### TASK BRIEF
Make an exact copy of all the data.

---+---

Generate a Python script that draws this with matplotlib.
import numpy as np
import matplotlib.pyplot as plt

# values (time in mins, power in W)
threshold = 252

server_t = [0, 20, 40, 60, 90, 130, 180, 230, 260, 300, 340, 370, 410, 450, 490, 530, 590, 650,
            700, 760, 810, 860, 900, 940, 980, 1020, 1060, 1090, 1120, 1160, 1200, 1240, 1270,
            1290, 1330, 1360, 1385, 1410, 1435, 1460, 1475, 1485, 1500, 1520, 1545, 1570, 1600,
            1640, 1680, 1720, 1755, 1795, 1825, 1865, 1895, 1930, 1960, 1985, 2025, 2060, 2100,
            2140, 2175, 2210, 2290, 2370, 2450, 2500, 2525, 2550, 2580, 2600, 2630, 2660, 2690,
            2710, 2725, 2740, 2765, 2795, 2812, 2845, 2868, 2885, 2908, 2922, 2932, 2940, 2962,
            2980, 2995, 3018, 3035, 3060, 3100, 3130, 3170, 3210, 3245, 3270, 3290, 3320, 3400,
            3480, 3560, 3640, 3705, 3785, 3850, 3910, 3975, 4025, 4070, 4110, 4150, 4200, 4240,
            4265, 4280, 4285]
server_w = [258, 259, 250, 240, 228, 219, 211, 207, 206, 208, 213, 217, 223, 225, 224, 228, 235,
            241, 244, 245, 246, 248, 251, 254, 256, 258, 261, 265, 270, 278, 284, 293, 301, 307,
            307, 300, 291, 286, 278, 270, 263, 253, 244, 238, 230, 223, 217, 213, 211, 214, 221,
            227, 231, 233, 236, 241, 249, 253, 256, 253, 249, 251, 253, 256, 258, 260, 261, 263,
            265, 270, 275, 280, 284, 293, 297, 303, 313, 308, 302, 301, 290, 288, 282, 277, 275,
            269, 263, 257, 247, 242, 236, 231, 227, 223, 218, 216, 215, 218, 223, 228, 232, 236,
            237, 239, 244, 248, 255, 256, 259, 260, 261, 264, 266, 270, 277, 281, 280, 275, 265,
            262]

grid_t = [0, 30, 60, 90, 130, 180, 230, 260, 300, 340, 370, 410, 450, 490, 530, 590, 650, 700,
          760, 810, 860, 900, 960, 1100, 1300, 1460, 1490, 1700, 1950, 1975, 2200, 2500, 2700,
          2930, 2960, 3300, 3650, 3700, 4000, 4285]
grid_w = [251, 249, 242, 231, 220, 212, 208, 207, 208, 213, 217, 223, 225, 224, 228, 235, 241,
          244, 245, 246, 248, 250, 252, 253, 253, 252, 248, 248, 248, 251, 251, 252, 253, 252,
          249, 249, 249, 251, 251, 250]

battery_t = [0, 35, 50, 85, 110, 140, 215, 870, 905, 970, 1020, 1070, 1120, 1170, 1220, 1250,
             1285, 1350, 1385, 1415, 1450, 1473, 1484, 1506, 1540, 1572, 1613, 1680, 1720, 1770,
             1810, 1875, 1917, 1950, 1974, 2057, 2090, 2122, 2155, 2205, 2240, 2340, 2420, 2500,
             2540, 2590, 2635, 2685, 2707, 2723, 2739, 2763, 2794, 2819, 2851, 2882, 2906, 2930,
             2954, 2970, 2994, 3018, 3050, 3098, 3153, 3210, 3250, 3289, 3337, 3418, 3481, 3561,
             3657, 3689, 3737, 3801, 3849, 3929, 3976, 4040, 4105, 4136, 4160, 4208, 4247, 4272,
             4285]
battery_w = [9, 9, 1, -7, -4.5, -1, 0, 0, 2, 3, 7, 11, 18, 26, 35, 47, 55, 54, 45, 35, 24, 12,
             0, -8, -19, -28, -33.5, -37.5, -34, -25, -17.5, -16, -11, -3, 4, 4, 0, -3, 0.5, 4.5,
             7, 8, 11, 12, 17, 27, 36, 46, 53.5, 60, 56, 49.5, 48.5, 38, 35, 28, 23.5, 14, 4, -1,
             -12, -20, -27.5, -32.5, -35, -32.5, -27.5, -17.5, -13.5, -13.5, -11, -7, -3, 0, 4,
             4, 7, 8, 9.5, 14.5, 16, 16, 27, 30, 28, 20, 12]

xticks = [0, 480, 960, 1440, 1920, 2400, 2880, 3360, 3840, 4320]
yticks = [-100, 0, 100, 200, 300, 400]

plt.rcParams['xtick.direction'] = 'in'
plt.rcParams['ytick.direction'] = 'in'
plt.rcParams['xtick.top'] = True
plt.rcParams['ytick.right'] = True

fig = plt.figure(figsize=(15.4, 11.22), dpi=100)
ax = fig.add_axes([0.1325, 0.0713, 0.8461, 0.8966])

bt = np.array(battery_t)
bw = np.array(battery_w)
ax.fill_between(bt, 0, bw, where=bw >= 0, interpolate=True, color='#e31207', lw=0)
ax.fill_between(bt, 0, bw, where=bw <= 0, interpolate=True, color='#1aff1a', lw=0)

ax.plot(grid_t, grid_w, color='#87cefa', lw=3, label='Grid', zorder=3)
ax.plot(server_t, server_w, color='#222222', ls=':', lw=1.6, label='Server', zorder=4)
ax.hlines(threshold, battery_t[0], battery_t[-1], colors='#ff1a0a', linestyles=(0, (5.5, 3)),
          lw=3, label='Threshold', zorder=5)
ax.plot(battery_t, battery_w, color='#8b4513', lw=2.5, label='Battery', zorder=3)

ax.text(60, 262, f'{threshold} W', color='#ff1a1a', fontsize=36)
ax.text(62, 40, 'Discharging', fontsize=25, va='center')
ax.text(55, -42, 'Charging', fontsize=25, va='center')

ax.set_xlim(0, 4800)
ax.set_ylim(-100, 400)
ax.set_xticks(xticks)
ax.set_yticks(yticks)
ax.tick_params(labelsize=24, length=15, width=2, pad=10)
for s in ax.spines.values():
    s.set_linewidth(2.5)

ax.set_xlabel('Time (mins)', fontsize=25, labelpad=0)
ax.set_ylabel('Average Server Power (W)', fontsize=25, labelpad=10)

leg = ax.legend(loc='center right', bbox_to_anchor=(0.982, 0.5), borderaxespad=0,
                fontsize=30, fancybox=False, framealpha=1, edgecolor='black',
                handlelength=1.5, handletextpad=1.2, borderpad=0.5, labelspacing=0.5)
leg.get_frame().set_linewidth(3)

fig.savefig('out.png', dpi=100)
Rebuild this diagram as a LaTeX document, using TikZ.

---+---

### EXERCISE RESULT
Generate a Python script that draws this with matplotlib.
import numpy as np
import matplotlib.pyplot as plt

# values (time in mins, power in W)
threshold = 252

server_t = [0, 20, 40, 60, 90, 130, 180, 230, 260, 300, 340, 370, 410, 450, 490, 530, 590, 650,
            700, 760, 810, 860, 900, 940, 980, 1020, 1060, 1090, 1120, 1160, 1200, 1240, 1270,
            1290, 1330, 1360, 1385, 1410, 1435, 1460, 1475, 1485, 1500, 1520, 1545, 1570, 1600,
            1640, 1680, 1720, 1755, 1795, 1825, 1865, 1895, 1930, 1960, 1985, 2025, 2060, 2100,
            2140, 2175, 2210, 2290, 2370, 2450, 2500, 2525, 2550, 2580, 2600, 2630, 2660, 2690,
            2710, 2725, 2740, 2765, 2795, 2812, 2845, 2868, 2885, 2908, 2922, 2932, 2940, 2962,
            2980, 2995, 3018, 3035, 3060, 3100, 3130, 3170, 3210, 3245, 3270, 3290, 3320, 3400,
            3480, 3560, 3640, 3705, 3785, 3850, 3910, 3975, 4025, 4070, 4110, 4150, 4200, 4240,
            4265, 4280, 4285]
server_w = [258, 259, 250, 240, 228, 219, 211, 207, 206, 208, 213, 217, 223, 225, 224, 228, 235,
            241, 244, 245, 246, 248, 251, 254, 256, 258, 261, 265, 270, 278, 284, 293, 301, 307,
            307, 300, 291, 286, 278, 270, 263, 253, 244, 238, 230, 223, 217, 213, 211, 214, 221,
            227, 231, 233, 236, 241, 249, 253, 256, 253, 249, 251, 253, 256, 258, 260, 261, 263,
            265, 270, 275, 280, 284, 293, 297, 303, 313, 308, 302, 301, 290, 288, 282, 277, 275,
            269, 263, 257, 247, 242, 236, 231, 227, 223, 218, 216, 215, 218, 223, 228, 232, 236,
            237, 239, 244, 248, 255, 256, 259, 260, 261, 264, 266, 270, 277, 281, 280, 275, 265,
            262]

grid_t = [0, 30, 60, 90, 130, 180, 230, 260, 300, 340, 370, 410, 450, 490, 530, 590, 650, 700,
          760, 810, 860, 900, 960, 1100, 1300, 1460, 1490, 1700, 1950, 1975, 2200, 2500, 2700,
          2930, 2960, 3300, 3650, 3700, 4000, 4285]
grid_w = [251, 249, 242, 231, 220, 212, 208, 207, 208, 213, 217, 223, 225, 224, 228, 235, 241,
          244, 245, 246, 248, 250, 252, 253, 253, 252, 248, 248, 248, 251, 251, 252, 253, 252,
          249, 249, 249, 251, 251, 250]

battery_t = [0, 35, 50, 85, 110, 140, 215, 870, 905, 970, 1020, 1070, 1120, 1170, 1220, 1250,
             1285, 1350, 1385, 1415, 1450, 1473, 1484, 1506, 1540, 1572, 1613, 1680, 1720, 1770,
             1810, 1875, 1917, 1950, 1974, 2057, 2090, 2122, 2155, 2205, 2240, 2340, 2420, 2500,
             2540, 2590, 2635, 2685, 2707, 2723, 2739, 2763, 2794, 2819, 2851, 2882, 2906, 2930,
             2954, 2970, 2994, 3018, 3050, 3098, 3153, 3210, 3250, 3289, 3337, 3418, 3481, 3561,
             3657, 3689, 3737, 3801, 3849, 3929, 3976, 4040, 4105, 4136, 4160, 4208, 4247, 4272,
             4285]
battery_w = [9, 9, 1, -7, -4.5, -1, 0, 0, 2, 3, 7, 11, 18, 26, 35, 47, 55, 54, 45, 35, 24, 12,
             0, -8, -19, -28, -33.5, -37.5, -34, -25, -17.5, -16, -11, -3, 4, 4, 0, -3, 0.5, 4.5,
             7, 8, 11, 12, 17, 27, 36, 46, 53.5, 60, 56, 49.5, 48.5, 38, 35, 28, 23.5, 14, 4, -1,
             -12, -20, -27.5, -32.5, -35, -32.5, -27.5, -17.5, -13.5, -13.5, -11, -7, -3, 0, 4,
             4, 7, 8, 9.5, 14.5, 16, 16, 27, 30, 28, 20, 12]

xticks = [0, 480, 960, 1440, 1920, 2400, 2880, 3360, 3840, 4320]
yticks = [-100, 0, 100, 200, 300, 400]

plt.rcParams['xtick.direction'] = 'in'
plt.rcParams['ytick.direction'] = 'in'
plt.rcParams['xtick.top'] = True
plt.rcParams['ytick.right'] = True

fig = plt.figure(figsize=(15.4, 11.22), dpi=100)
ax = fig.add_axes([0.1325, 0.0713, 0.8461, 0.8966])

bt = np.array(battery_t)
bw = np.array(battery_w)
ax.fill_between(bt, 0, bw, where=bw >= 0, interpolate=True, color='#e31207', lw=0)
ax.fill_between(bt, 0, bw, where=bw <= 0, interpolate=True, color='#1aff1a', lw=0)

ax.plot(grid_t, grid_w, color='#87cefa', lw=3, label='Grid', zorder=3)
ax.plot(server_t, server_w, color='#222222', ls=':', lw=1.6, label='Server', zorder=4)
ax.hlines(threshold, battery_t[0], battery_t[-1], colors='#ff1a0a', linestyles=(0, (5.5, 3)),
          lw=3, label='Threshold', zorder=5)
ax.plot(battery_t, battery_w, color='#8b4513', lw=2.5, label='Battery', zorder=3)

ax.text(60, 262, f'{threshold} W', color='#ff1a1a', fontsize=36)
ax.text(62, 40, 'Discharging', fontsize=25, va='center')
ax.text(55, -42, 'Charging', fontsize=25, va='center')

ax.set_xlim(0, 4800)
ax.set_ylim(-100, 400)
ax.set_xticks(xticks)
ax.set_yticks(yticks)
ax.tick_params(labelsize=24, length=15, width=2, pad=10)
for s in ax.spines.values():
    s.set_linewidth(2.5)

ax.set_xlabel('Time (mins)', fontsize=25, labelpad=0)
ax.set_ylabel('Average Server Power (W)', fontsize=25, labelpad=10)

leg = ax.legend(loc='center right', bbox_to_anchor=(0.982, 0.5), borderaxespad=0,
                fontsize=30, fancybox=False, framealpha=1, edgecolor='black',
                handlelength=1.5, handletextpad=1.2, borderpad=0.5, labelspacing=0.5)
leg.get_frame().set_linewidth(3)

fig.savefig('out.png', dpi=100)
Rebuild this diagram as a LaTeX document, using TikZ.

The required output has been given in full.